Ensuring data consistency in distributed ETL systems is challenging due to the nature of handling data across multiple nodes, networks, and processes. The primary issues stem from concurrency, partial failures, and the complexity of coordinating updates. For example, if two nodes process the same dataset simultaneously, they might overwrite each other’s changes or create conflicting results. Network delays or partitions can also cause nodes to operate on outdated data, leading to inconsistencies. Additionally, distributed systems often lack a single source of truth, making it difficult to enforce transactional guarantees like ACID (Atomicity, Consistency, Isolation, Durability) across all components.

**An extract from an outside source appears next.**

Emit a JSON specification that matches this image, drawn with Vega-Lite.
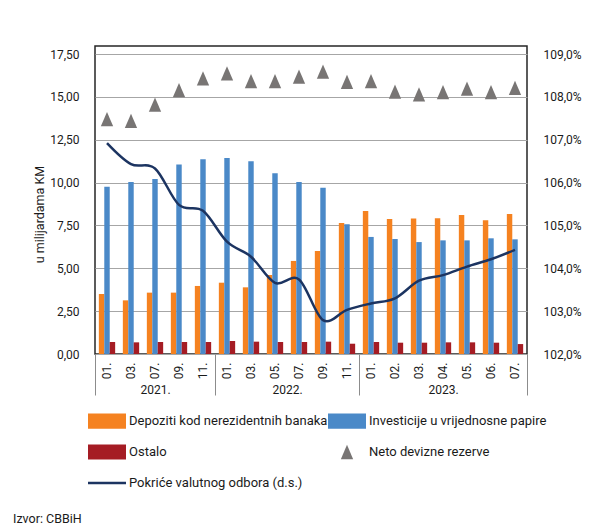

A key challenge is managing transactional integrity without sacrificing performance. In traditional databases, transactions ensure operations are atomic and consistent, but scaling this across distributed systems is difficult. For instance, if an ETL job updates customer records in one database and order data in another, a network failure midway could leave one system updated and the other unchanged. Implementing distributed transactions (e.g., two-phase commit) adds overhead and can bottleneck performance. Developers often resort to eventual consistency models, but this requires careful handling of stale data. Tools like Apache Kafka or event sourcing can help track changes asynchronously, but they introduce complexity in ensuring all systems eventually align.
Another major issue is handling failures and retries gracefully. Distributed systems are prone to node crashes, timeouts, or temporary unavailability. If a transformation step fails after extracting data, the system must avoid partial updates or duplicates. For example, if a job processing user logins fails halfway, retries might reprocess some logs twice or skip others. Idempotent operations (e.g., using unique keys or checksums) and checkpointing (saving progress periodically) are common solutions, but implementing them across distributed services requires coordination. Additionally, schema changes in source systems (e.g., adding a new column) can break downstream transformations if not synchronized, forcing teams to version data or freeze schemas during ETL runs. These challenges demand rigorous testing, monitoring, and tools like Apache Airflow or Kubernetes to manage workflows and recover from errors systematically.